_Source data_.
━━━━━━━━━━━━━━━━━━━━━━━━━━━━━━

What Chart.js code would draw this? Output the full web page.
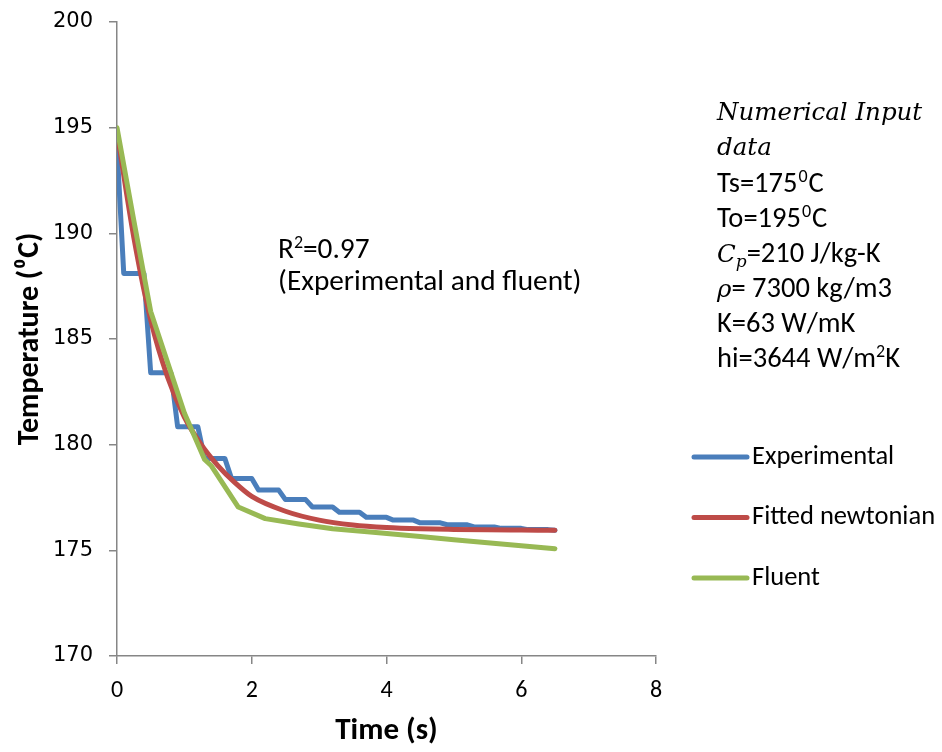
<!DOCTYPE html>
<html>
<head>
<meta charset="utf-8">
<script src="https://cdn.jsdelivr.net/npm/chart.js@4.4.0/dist/chart.umd.min.js"></script>
<style>
  html, body { margin: 0; padding: 0; background: #fff; }
  #wrap { width: 942px; height: 752px; }
</style>
</head>
<body>
<div id="wrap"><canvas id="tempChart" width="942" height="752"></canvas></div>
<script>
// series
const seriesNames = ['Experimental', 'Fitted newtonian', 'Fluent'];
const seriesColors = ['#4A7EBB', '#BE4B48', '#98B954'];

const expTime = [0, 0.1, 0.4, 0.5, 0.8, 0.9, 1.2, 1.3, 1.6, 1.7, 2.0, 2.1, 2.4, 2.5, 2.8, 2.9, 3.2,
                 3.3, 3.6, 3.7, 4.0, 4.1, 4.4, 4.5, 4.8, 4.9, 5.2, 5.3, 5.6, 5.7, 6.0, 6.1, 6.4, 6.5];
const expTemp = [194.1, 188.1, 188.1, 183.4, 183.4, 180.85, 180.85, 179.35, 179.35, 178.4, 178.4,
                 177.85, 177.85, 177.4, 177.4, 177.05, 177.05, 176.8, 176.8, 176.56, 176.56, 176.43,
                 176.43, 176.3, 176.3, 176.21, 176.21, 176.11, 176.11, 176.04, 176.04, 175.98, 175.98, 175.95];

const fitTime = [0, 0.25, 0.5, 0.75, 1.0, 1.25, 1.5, 1.75, 2.0, 2.5, 3.0, 3.5, 4.0, 4.5, 5.0, 5.5, 6.0, 6.5];
const fitTemp = [194.8, 189.8, 185.9, 183.2, 181.3, 180.0, 179.0, 178.2, 177.55, 176.85, 176.43,
                 176.2, 176.08, 176.02, 175.99, 175.97, 175.96, 175.95];

const fluentTime = [0, 0.25, 0.5, 0.75, 1.0, 1.15, 1.3, 1.4, 1.8, 2.2, 2.7, 3.2, 3.8, 4.5, 5.0, 5.5, 6.0, 6.5];
const fluentTemp = [195.0, 190.6, 186.3, 183.9, 181.5, 180.4, 179.3, 179.0, 177.05, 176.5, 176.25,
                    176.02, 175.86, 175.65, 175.5, 175.36, 175.22, 175.08];

const xTicks = [0, 2, 4, 6, 8];
const yTicks = [170, 175, 180, 185, 190, 195, 200];

const sans = 'Carlito, Lato, sans-serif';
const mathFont = '"DejaVu Serif", serif';

function toPoints(xs, ys) {
    return xs.map((x, i) => ({ x: x, y: ys[i] }));
}

// text boxes drawn on the canvas
const notePlugin = {
    id: 'notes',
    afterDraw(chart) {
        const ctx = chart.ctx;
        ctx.save();
        ctx.fillStyle = '#000';
        ctx.textBaseline = 'alphabetic';
        ctx.textAlign = 'left';

        const runs = (x, y, parts) => {
            parts.forEach(p => {
                ctx.font = p[1];
                ctx.fillText(p[0], x, y + (p[2] || 0));
                x += ctx.measureText(p[0]).width + (p[3] || 0);
            });
        };

        const note = '29.3px ' + sans;
        runs(278, 258, [['R', note], ['2', '18px ' + sans, -10], ['=0.97', note]]);
        runs(278, 290, [['(Experimental and fluent)', note]]);

        const body = '28.5px ' + sans;
        const sup = '18px ' + sans;
        const ital = 'italic 24.5px ' + mathFont;
        const x0 = 717;
        runs(x0, 120, [['Numerical Input', ital]]);
        runs(x0, 155, [['data', ital]]);
        runs(x0, 192, [['Ts=175', body, 0, 1], ['0', sup, -10, 1], ['C', body]]);
        runs(x0, 227, [['To=195', body, 0, 1], ['0', sup, -10, 1], ['C', body]]);
        runs(x0, 262, [['C', ital], ['p', 'italic 17px ' + mathFont, 5], ['=210 J/kg-K', body]]);
        runs(x0, 297, [['\u03C1', ital], ['= 7300 kg/m3', body]]);
        runs(x0, 332, [['K=63 W/mK', body]]);
        runs(x0, 367, [['hi=3644 W/m', body], ['2', sup, -10], ['K', body]]);

        // legend
        chart.data.datasets.forEach((ds, i) => {
            const y = 457 + i * 60.5;
            ctx.strokeStyle = ds.borderColor;
            ctx.lineWidth = 5;
            ctx.lineCap = 'round';
            ctx.beginPath();
            ctx.moveTo(694, y);
            ctx.lineTo(747, y);
            ctx.stroke();
            ctx.font = '26.5px ' + sans;
            ctx.textBaseline = 'middle';
            ctx.fillText(ds.label, 752, y);
            ctx.textBaseline = 'alphabetic';
        });
        ctx.restore();
    }
};

const axisGrey = '#868686';

new Chart(document.getElementById('tempChart'), {
    type: 'line',
    data: {
        datasets: [
            { label: seriesNames[0], data: toPoints(expTime, expTemp), borderColor: seriesColors[0], order: 3 },
            { label: seriesNames[1], data: toPoints(fitTime, fitTemp), borderColor: seriesColors[1], order: 2,
              cubicInterpolationMode: 'monotone' },
            { label: seriesNames[2], data: toPoints(fluentTime, fluentTemp), borderColor: seriesColors[2], order: 1 }
        ]
    },
    options: {
        responsive: false,
        animation: false,
        layout: { padding: { left: 0, right: 286, top: 22, bottom: 0 } },
        elements: {
            point: { radius: 0 },
            line: { borderWidth: 5, borderCapStyle: 'round', borderJoinStyle: 'round', tension: 0, fill: false }
        },
        plugins: {
            legend: { display: false },
            tooltip: { enabled: false }
        },
        scales: {
            x: {
                type: 'linear',
                min: 0,
                max: 8,
                afterBuildTicks: s => { s.ticks = xTicks.map(v => ({ value: v })); },
                afterFit: s => { s.height = 96; s.paddingLeft = 0; s.paddingRight = 0; },
                grid: { drawOnChartArea: false, drawTicks: true, tickLength: 8, color: axisGrey, lineWidth: 1.5 },
                border: { color: axisGrey, width: 1.5 },
                ticks: { color: '#000', font: { family: sans, size: 24 }, padding: 13, maxRotation: 0 },
                title: { display: true, text: 'Time (s)', color: '#000',
                         font: { family: sans, size: 31, weight: 'bold' }, padding: { top: 0, bottom: 2 } }
            },
            y: {
                min: 170,
                max: 200,
                afterBuildTicks: s => { s.ticks = yTicks.map(v => ({ value: v })); },
                afterFit: s => { s.width = 117; s.paddingTop = 0; s.paddingBottom = 0; },
                grid: { drawOnChartArea: false, drawTicks: true, tickLength: 8, color: axisGrey, lineWidth: 1.5 },
                border: { color: axisGrey, width: 1.5 },
                ticks: { color: '#000', font: { family: '"DejaVu Sans", sans-serif', size: 21 }, padding: 16 },
                title: { display: true, text: 'Temperature (\u2070C)', color: '#000',
                         font: { family: sans, size: 30, weight: 'bold' }, padding: { top: 12, bottom: 0 } }
            }
        }
    },
    plugins: [notePlugin]
});
</script>
</body>
</html>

━━━━━━━━━━━━━━━━━━━━━━━━━━━━━━

_The problem_. The material above holds pictures; copy everything else in it exactly.

_Finished task_.
What Chart.js code would draw this? Output the full web page.
<!DOCTYPE html>
<html>
<head>
<meta charset="utf-8">
<script src="https://cdn.jsdelivr.net/npm/chart.js@4.4.0/dist/chart.umd.min.js"></script>
<style>
  html, body { margin: 0; padding: 0; background: #fff; }
  #wrap { width: 942px; height: 752px; }
</style>
</head>
<body>
<div id="wrap"><canvas id="tempChart" width="942" height="752"></canvas></div>
<script>
// series
const seriesNames = ['Experimental', 'Fitted newtonian', 'Fluent'];
const seriesColors = ['#4A7EBB', '#BE4B48', '#98B954'];

const expTime = [0, 0.1, 0.4, 0.5, 0.8, 0.9, 1.2, 1.3, 1.6, 1.7, 2.0, 2.1, 2.4, 2.5, 2.8, 2.9, 3.2,
                 3.3, 3.6, 3.7, 4.0, 4.1, 4.4, 4.5, 4.8, 4.9, 5.2, 5.3, 5.6, 5.7, 6.0, 6.1, 6.4, 6.5];
const expTemp = [194.1, 188.1, 188.1, 183.4, 183.4, 180.85, 180.85, 179.35, 179.35, 178.4, 178.4,
                 177.85, 177.85, 177.4, 177.4, 177.05, 177.05, 176.8, 176.8, 176.56, 176.56, 176.43,
                 176.43, 176.3, 176.3, 176.21, 176.21, 176.11, 176.11, 176.04, 176.04, 175.98, 175.98, 175.95];

const fitTime = [0, 0.25, 0.5, 0.75, 1.0, 1.25, 1.5, 1.75, 2.0, 2.5, 3.0, 3.5, 4.0, 4.5, 5.0, 5.5, 6.0, 6.5];
const fitTemp = [194.8, 189.8, 185.9, 183.2, 181.3, 180.0, 179.0, 178.2, 177.55, 176.85, 176.43,
                 176.2, 176.08, 176.02, 175.99, 175.97, 175.96, 175.95];

const fluentTime = [0, 0.25, 0.5, 0.75, 1.0, 1.15, 1.3, 1.4, 1.8, 2.2, 2.7, 3.2, 3.8, 4.5, 5.0, 5.5, 6.0, 6.5];
const fluentTemp = [195.0, 190.6, 186.3, 183.9, 181.5, 180.4, 179.3, 179.0, 177.05, 176.5, 176.25,
                    176.02, 175.86, 175.65, 175.5, 175.36, 175.22, 175.08];

const xTicks = [0, 2, 4, 6, 8];
const yTicks = [170, 175, 180, 185, 190, 195, 200];

const sans = 'Carlito, Lato, sans-serif';
const mathFont = '"DejaVu Serif", serif';

function toPoints(xs, ys) {
    return xs.map((x, i) => ({ x: x, y: ys[i] }));
}

// text boxes drawn on the canvas
const notePlugin = {
    id: 'notes',
    afterDraw(chart) {
        const ctx = chart.ctx;
        ctx.save();
        ctx.fillStyle = '#000';
        ctx.textBaseline = 'alphabetic';
        ctx.textAlign = 'left';

        const runs = (x, y, parts) => {
            parts.forEach(p => {
                ctx.font = p[1];
                ctx.fillText(p[0], x, y + (p[2] || 0));
                x += ctx.measureText(p[0]).width + (p[3] || 0);
            });
        };

        const note = '29.3px ' + sans;
        runs(278, 258, [['R', note], ['2', '18px ' + sans, -10], ['=0.97', note]]);
        runs(278, 290, [['(Experimental and fluent)', note]]);

        const body = '28.5px ' + sans;
        const sup = '18px ' + sans;
        const ital = 'italic 24.5px ' + mathFont;
        const x0 = 717;
        runs(x0, 120, [['Numerical Input', ital]]);
        runs(x0, 155, [['data', ital]]);
        runs(x0, 192, [['Ts=175', body, 0, 1], ['0', sup, -10, 1], ['C', body]]);
        runs(x0, 227, [['To=195', body, 0, 1], ['0', sup, -10, 1], ['C', body]]);
        runs(x0, 262, [['C', ital], ['p', 'italic 17px ' + mathFont, 5], ['=210 J/kg-K', body]]);
        runs(x0, 297, [['\u03C1', ital], ['= 7300 kg/m3', body]]);
        runs(x0, 332, [['K=63 W/mK', body]]);
        runs(x0, 367, [['hi=3644 W/m', body], ['2', sup, -10], ['K', body]]);

        // legend
        chart.data.datasets.forEach((ds, i) => {
            const y = 457 + i * 60.5;
            ctx.strokeStyle = ds.borderColor;
            ctx.lineWidth = 5;
            ctx.lineCap = 'round';
            ctx.beginPath();
            ctx.moveTo(694, y);
            ctx.lineTo(747, y);
            ctx.stroke();
            ctx.font = '26.5px ' + sans;
            ctx.textBaseline = 'middle';
            ctx.fillText(ds.label, 752, y);
            ctx.textBaseline = 'alphabetic';
        });
        ctx.restore();
    }
};

const axisGrey = '#868686';

new Chart(document.getElementById('tempChart'), {
    type: 'line',
    data: {
        datasets: [
            { label: seriesNames[0], data: toPoints(expTime, expTemp), borderColor: seriesColors[0], order: 3 },
            { label: seriesNames[1], data: toPoints(fitTime, fitTemp), borderColor: seriesColors[1], order: 2,
              cubicInterpolationMode: 'monotone' },
            { label: seriesNames[2], data: toPoints(fluentTime, fluentTemp), borderColor: seriesColors[2], order: 1 }
        ]
    },
    options: {
        responsive: false,
        animation: false,
        layout: { padding: { left: 0, right: 286, top: 22, bottom: 0 } },
        elements: {
            point: { radius: 0 },
            line: { borderWidth: 5, borderCapStyle: 'round', borderJoinStyle: 'round', tension: 0, fill: false }
        },
        plugins: {
            legend: { display: false },
            tooltip: { enabled: false }
        },
        scales: {
            x: {
                type: 'linear',
                min: 0,
                max: 8,
                afterBuildTicks: s => { s.ticks = xTicks.map(v => ({ value: v })); },
                afterFit: s => { s.height = 96; s.paddingLeft = 0; s.paddingRight = 0; },
                grid: { drawOnChartArea: false, drawTicks: true, tickLength: 8, color: axisGrey, lineWidth: 1.5 },
                border: { color: axisGrey, width: 1.5 },
                ticks: { color: '#000', font: { family: sans, size: 24 }, padding: 13, maxRotation: 0 },
                title: { display: true, text: 'Time (s)', color: '#000',
                         font: { family: sans, size: 31, weight: 'bold' }, padding: { top: 0, bottom: 2 } }
            },
            y: {
                min: 170,
                max: 200,
                afterBuildTicks: s => { s.ticks = yTicks.map(v => ({ value: v })); },
                afterFit: s => { s.width = 117; s.paddingTop = 0; s.paddingBottom = 0; },
                grid: { drawOnChartArea: false, drawTicks: true, tickLength: 8, color: axisGrey, lineWidth: 1.5 },
                border: { color: axisGrey, width: 1.5 },
                ticks: { color: '#000', font: { family: '"DejaVu Sans", sans-serif', size: 21 }, padding: 16 },
                title: { display: true, text: 'Temperature (\u2070C)', color: '#000',
                         font: { family: sans, size: 30, weight: 'bold' }, padding: { top: 12, bottom: 0 } }
            }
        }
    },
    plugins: [notePlugin]
});
</script>
</body>
</html>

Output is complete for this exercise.